È un altro business, al pari della rotta balcanica, e conferma che in Italia manca sempre l’idea di una immigrazione controllata. Tanti dicono: “Abbiamo bisogno di queste persone”. Va bene, ma allora è discriminatorio nei confronti di chi fa le cose secondo la legge. Per questo ribadisco che abbiamo bisogno di segnali di legalità e non di condoni e di giustificazioni, altrimenti si fa passare il messaggio che in Italia viene sempre tutto perdonato. C’è una grande speranza nel cambiamento perché riteniamo che se continua così ci sarà bisogno di tante forze di polizia.

Il tema dei suicidi all’interno della polizia è argomento sensibile, eppure reale.

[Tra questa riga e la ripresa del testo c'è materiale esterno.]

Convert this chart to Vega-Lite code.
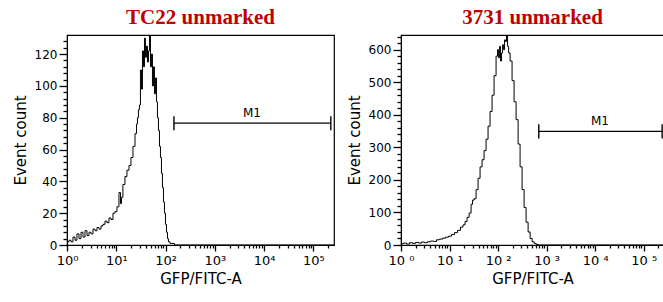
{
  "$schema": "https://vega.github.io/schema/vega-lite/v6.json",
  "background": "white",
  "padding": {"left": 12, "top": 6, "right": 0, "bottom": 0},
  "bounds": "flush",
  "spacing": 67,
  "datasets": {
    "tc22": [
      {"x": 1, "count": 101}, {"x": 1.048, "count": 2}, {"x": 1.15, "count": 3}, {"x": 1.26, "count": 2},
      {"x": 1.39, "count": 5}, {"x": 1.52, "count": 3}, {"x": 1.67, "count": 7}, {"x": 1.84, "count": 4},
      {"x": 2.01, "count": 8}, {"x": 2.21, "count": 5}, {"x": 2.43, "count": 9}, {"x": 2.67, "count": 6},
      {"x": 2.93, "count": 8}, {"x": 3.21, "count": 7}, {"x": 3.53, "count": 10}, {"x": 3.87, "count": 9},
      {"x": 4.25, "count": 11}, {"x": 4.67, "count": 10}, {"x": 5.13, "count": 12}, {"x": 5.63, "count": 13},
      {"x": 6.18, "count": 15}, {"x": 6.79, "count": 14}, {"x": 7.45, "count": 17}, {"x": 8.18, "count": 16},
      {"x": 8.98, "count": 20}, {"x": 9.86, "count": 21}, {"x": 10.8, "count": 24}, {"x": 11.9, "count": 33},
      {"x": 12.45, "count": 26}, {"x": 13.0, "count": 30}, {"x": 14.3, "count": 38}, {"x": 15.7, "count": 43},
      {"x": 17.3, "count": 47}, {"x": 19.0, "count": 50}, {"x": 20.8, "count": 55}, {"x": 22.9, "count": 62},
      {"x": 25.1, "count": 70}, {"x": 26.3, "count": 76}, {"x": 27.5, "count": 80}, {"x": 28.8, "count": 85},
      {"x": 30.2, "count": 88}, {"x": 31.7, "count": 110}, {"x": 33.2, "count": 98}, {"x": 34.8, "count": 122},
      {"x": 36.5, "count": 112}, {"x": 38.2, "count": 130}, {"x": 40.0, "count": 118}, {"x": 42.0, "count": 125},
      {"x": 44.0, "count": 115}, {"x": 46.1, "count": 122}, {"x": 48.3, "count": 140}, {"x": 50.6, "count": 112},
      {"x": 53.0, "count": 120}, {"x": 55.5, "count": 100}, {"x": 58.2, "count": 112}, {"x": 60.9, "count": 95},
      {"x": 63.9, "count": 105}, {"x": 66.9, "count": 90}, {"x": 70.1, "count": 80}, {"x": 73.5, "count": 72},
      {"x": 77.0, "count": 62}, {"x": 80.7, "count": 55}, {"x": 84.5, "count": 45}, {"x": 88.6, "count": 36},
      {"x": 92.8, "count": 27}, {"x": 97.3, "count": 20}, {"x": 102, "count": 13}, {"x": 107, "count": 8},
      {"x": 112, "count": 4}, {"x": 117, "count": 2}, {"x": 129, "count": 1}, {"x": 141, "count": 1},
      {"x": 163, "count": 0}, {"x": 262144, "count": 0}
    ],
    "s3731": [
      {"x": 1, "count": 162}, {"x": 1.049, "count": 4}, {"x": 1.21, "count": 6}, {"x": 1.39, "count": 3},
      {"x": 1.61, "count": 7}, {"x": 1.85, "count": 5}, {"x": 2.14, "count": 8}, {"x": 2.47, "count": 6},
      {"x": 2.84, "count": 9}, {"x": 3.28, "count": 7}, {"x": 3.78, "count": 10}, {"x": 4.36, "count": 12},
      {"x": 5.02, "count": 11}, {"x": 5.79, "count": 16}, {"x": 6.68, "count": 18}, {"x": 7.7, "count": 21},
      {"x": 8.88, "count": 24}, {"x": 10.2, "count": 27}, {"x": 11.8, "count": 32}, {"x": 13.6, "count": 38},
      {"x": 15.7, "count": 45}, {"x": 18.1, "count": 55}, {"x": 19.9, "count": 62}, {"x": 21.9, "count": 72},
      {"x": 24.1, "count": 85}, {"x": 26.5, "count": 98}, {"x": 29.1, "count": 125}, {"x": 30.5, "count": 138},
      {"x": 33.6, "count": 142}, {"x": 36.9, "count": 170}, {"x": 40.6, "count": 205}, {"x": 44.6, "count": 240},
      {"x": 49.1, "count": 262}, {"x": 53.9, "count": 290}, {"x": 59.3, "count": 325}, {"x": 65.2, "count": 365},
      {"x": 71.7, "count": 410}, {"x": 78.8, "count": 460}, {"x": 86.7, "count": 520}, {"x": 95.3, "count": 580},
      {"x": 100, "count": 600}, {"x": 105, "count": 575}, {"x": 110, "count": 610}, {"x": 115, "count": 565},
      {"x": 121, "count": 590}, {"x": 127, "count": 615}, {"x": 133, "count": 600}, {"x": 139, "count": 630},
      {"x": 146, "count": 625}, {"x": 153, "count": 650}, {"x": 161, "count": 610}, {"x": 169, "count": 590},
      {"x": 185, "count": 565}, {"x": 204, "count": 505}, {"x": 224, "count": 440}, {"x": 247, "count": 385},
      {"x": 271, "count": 310}, {"x": 298, "count": 240}, {"x": 328, "count": 170}, {"x": 360, "count": 115},
      {"x": 396, "count": 70}, {"x": 436, "count": 40}, {"x": 479, "count": 20}, {"x": 527, "count": 10},
      {"x": 579, "count": 5}, {"x": 637, "count": 2}, {"x": 700, "count": 0}, {"x": 262144, "count": 0}
    ],
    "m1_tc22": [{"x": 148, "x2": 226000, "count": 76.6}],
    "cap_tc22": [{"x": 148, "count": 72.2, "count2": 81.0}, {"x": 226000, "count": 72.2, "count2": 81.0}],
    "lab_tc22": [{"x": 5660, "count": 76.6, "label": "M1"}],
    "m1_3731": [{"x": 690, "x2": 240000, "count": 349}],
    "cap_3731": [{"x": 690, "count": 327, "count2": 371}, {"x": 240000, "count": 327, "count2": 371}],
    "lab_3731": [{"x": 12600, "count": 349, "label": "M1"}]
  },
  "hconcat": [
    {
      "width": 267,
      "height": 210,
      "title": {"text": "TC22 unmarked", "font": "Liberation Serif", "fontSize": 21, "fontWeight": "bold", "color": "#c00000", "offset": 7},
      "resolve": {"scale": {"x": "independent", "y": "independent"}},
      "layer": [
        {
          "encoding": {
            "x": {
              "field": "x", "type": "quantitative",
              "scale": {"type": "log", "domain": [1, 262144], "nice": false},
              "axis": {
                "title": "GFP/FITC-A", "orient": "bottom", "tickColor": "#000000", "tickWidth": 1.3,
                "values": [1, 10, 100, 1000, 10000, 100000],
                "labelExpr": "datum.value === 1 ? '10⁰' : datum.value === 10 ? '10¹' : datum.value === 100 ? '10²' : datum.value === 1000 ? '10³' : datum.value === 10000 ? '10⁴' : '10⁵'",
                "tickSize": 6, "labelFontSize": 13, "titleFontSize": 15, "labelPadding": 3, "titlePadding": 4
              }
            },
            "y": {
              "field": "count", "type": "quantitative",
              "scale": {"domain": [0, 132], "nice": false, "zero": false},
              "axis": {
                "title": "Event count", "orient": "left", "tickColor": "#000000", "tickWidth": 1.3,
                "values": [0, 20, 40, 60, 80, 100, 120],
                "tickSize": 8, "labelFontSize": 12, "titleFontSize": 15, "labelPadding": 2, "titlePadding": 6
              }
            }
          },
          "layer": [
            {"data": {"name": "tc22"}, "mark": {"type": "line", "interpolate": "step", "color": "black", "strokeWidth": 1, "clip": true}},
            {"data": {"name": "cap_tc22"}, "mark": {"type": "rule", "strokeWidth": 1.4, "color": "black"}, "encoding": {"y2": {"field": "count2"}}},
            {"data": {"name": "lab_tc22"}, "mark": {"type": "text", "font": "DejaVu Sans", "fontSize": 12, "baseline": "alphabetic", "dy": -6, "color": "black"}, "encoding": {"text": {"field": "label"}}}
          ]
        },
        {
          "data": {"name": "m1_tc22"},
          "mark": {"type": "rule", "color": "black", "strokeWidth": 1.4},
          "encoding": {
            "x": {
              "field": "x", "type": "quantitative",
              "scale": {"type": "log", "domain": [1, 262144], "nice": false},
              "axis": {
                "orient": "bottom", "title": null, "labels": false, "domain": false, "tickColor": "#000000", "tickWidth": 1.3, "tickSize": 3,
                "values": [2, 3, 4, 5, 6, 7, 8, 9, 20, 30, 40, 50, 60, 70, 80, 90, 200, 300, 400, 500, 600, 700, 800, 900, 2000, 3000, 4000, 5000, 6000, 7000, 8000, 9000, 20000, 30000, 40000, 50000, 60000, 70000, 80000, 90000, 200000]
              }
            },
            "x2": {"field": "x2"},
            "y": {
              "field": "count", "type": "quantitative",
              "scale": {"domain": [0, 132], "nice": false, "zero": false},
              "axis": {
                "orient": "left", "title": null, "labels": false, "domain": false, "tickColor": "#000000", "tickWidth": 1.3, "tickSize": 4,
                "values": [4, 8, 12, 16, 24, 28, 32, 36, 44, 48, 52, 56, 64, 68, 72, 76, 84, 88, 92, 96, 104, 108, 112, 116, 124, 128]
              }
            }
          }
        }
      ]
    },
    {
      "width": 263,
      "height": 210,
      "title": {"text": "3731 unmarked", "font": "Liberation Serif", "fontSize": 21, "fontWeight": "bold", "color": "#c00000", "offset": 7},
      "resolve": {"scale": {"x": "independent", "y": "independent"}},
      "layer": [
        {
          "encoding": {
            "x": {
              "field": "x", "type": "quantitative",
              "scale": {"type": "log", "domain": [1, 262144], "nice": false},
              "axis": {
                "title": "GFP/FITC-A", "orient": "bottom", "tickColor": "#000000", "tickWidth": 1.3,
                "values": [1, 10, 100, 1000, 10000, 100000],
                "labelExpr": "datum.value === 1 ? '10 ⁰' : datum.value === 10 ? '10 ¹' : datum.value === 100 ? '10 ²' : datum.value === 1000 ? '10 ³' : datum.value === 10000 ? '10 ⁴' : '10 ⁵'",
                "tickSize": 6, "labelFontSize": 13, "titleFontSize": 15, "labelPadding": 3, "titlePadding": 4
              }
            },
            "y": {
              "field": "count", "type": "quantitative",
              "scale": {"domain": [0, 645], "nice": false, "zero": false},
              "axis": {
                "title": "Event count", "orient": "left", "tickColor": "#000000", "tickWidth": 1.3,
                "values": [0, 100, 200, 300, 400, 500, 600],
                "tickSize": 8, "labelFontSize": 12, "titleFontSize": 15, "labelPadding": 2, "titlePadding": 6
              }
            }
          },
          "layer": [
            {"data": {"name": "s3731"}, "mark": {"type": "line", "interpolate": "step", "color": "black", "strokeWidth": 1, "clip": true}},
            {"data": {"name": "cap_3731"}, "mark": {"type": "rule", "strokeWidth": 1.4, "color": "black"}, "encoding": {"y2": {"field": "count2"}}},
            {"data": {"name": "lab_3731"}, "mark": {"type": "text", "font": "DejaVu Sans", "fontSize": 12, "baseline": "alphabetic", "dy": -6, "color": "black"}, "encoding": {"text": {"field": "label"}}}
          ]
        },
        {
          "data": {"name": "m1_3731"},
          "mark": {"type": "rule", "color": "black", "strokeWidth": 1.4},
          "encoding": {
            "x": {
              "field": "x", "type": "quantitative",
              "scale": {"type": "log", "domain": [1, 262144], "nice": false},
              "axis": {
                "orient": "bottom", "title": null, "labels": false, "domain": false, "tickColor": "#000000", "tickWidth": 1.3, "tickSize": 3,
                "values": [2, 3, 4, 5, 6, 7, 8, 9, 20, 30, 40, 50, 60, 70, 80, 90, 200, 300, 400, 500, 600, 700, 800, 900, 2000, 3000, 4000, 5000, 6000, 7000, 8000, 9000, 20000, 30000, 40000, 50000, 60000, 70000, 80000, 90000, 200000]
              }
            },
            "x2": {"field": "x2"},
            "y": {
              "field": "count", "type": "quantitative",
              "scale": {"domain": [0, 645], "nice": false, "zero": false},
              "axis": {
                "orient": "left", "title": null, "labels": false, "domain": false, "tickColor": "#000000", "tickWidth": 1.3, "tickSize": 4,
                "values": [20, 40, 60, 80, 120, 140, 160, 180, 220, 240, 260, 280, 320, 340, 360, 380, 420, 440, 460, 480, 520, 540, 560, 580, 620, 640]
              }
            }
          }
        }
      ]
    }
  ],
  "config": {
    "view": {"stroke": "black", "strokeWidth": 1.2},
    "axis": {
      "grid": false, "domainColor": "black", "labelColor": "black", "titleColor": "black",
      "labelFont": "DejaVu Sans", "titleFont": "DejaVu Sans", "titleFontWeight": "normal",
      "labelOverlap": false, "labelFlush": false, "domainWidth": 1
    }
  }
}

Il problema è gravissimo. Negli ultimi anni a Trieste abbiamo avuto due casi, uno all’interno della scuola di polizia e l’altro nella polizia ferroviaria. Anni fa l’allora capo della polizia Gabrielli aveva istituito un osservatorio permanente e noi come Sap avevamo partecipato attivamente perché avevamo capito quanto grave fosse il fenomeno. L’incidenza è molto elevata e va trovata una soluzione, anche e soprattutto psicologica. Non basta che da Roma ogni tot arrivino gli specialisti.

Dicevano che eravate di colore verde, come la Lega. Di che colore diventa oggi il Sap, dopo la vittoria della Meloni?

Il nostro sindacato si è sempre contrapposto ai sindacati politicizzati. Nasciamo con il contributo della gente e questa autonomia rimane. Molti cercano di minarla di continuo solo perché il nostro ex segretario Gianni Tonelli è stato eletto con la Lega, ma sfido chiunque ad andare in parlamento e portare avanti per anni la mission di rappresentare la polizia come l’ha fatto lui. Detto questo, il Sap continuerà a mantenere la sua autonomia. Abbiamo dialogato con tutti, perché alla fine conta il bene della polizia e della comunità.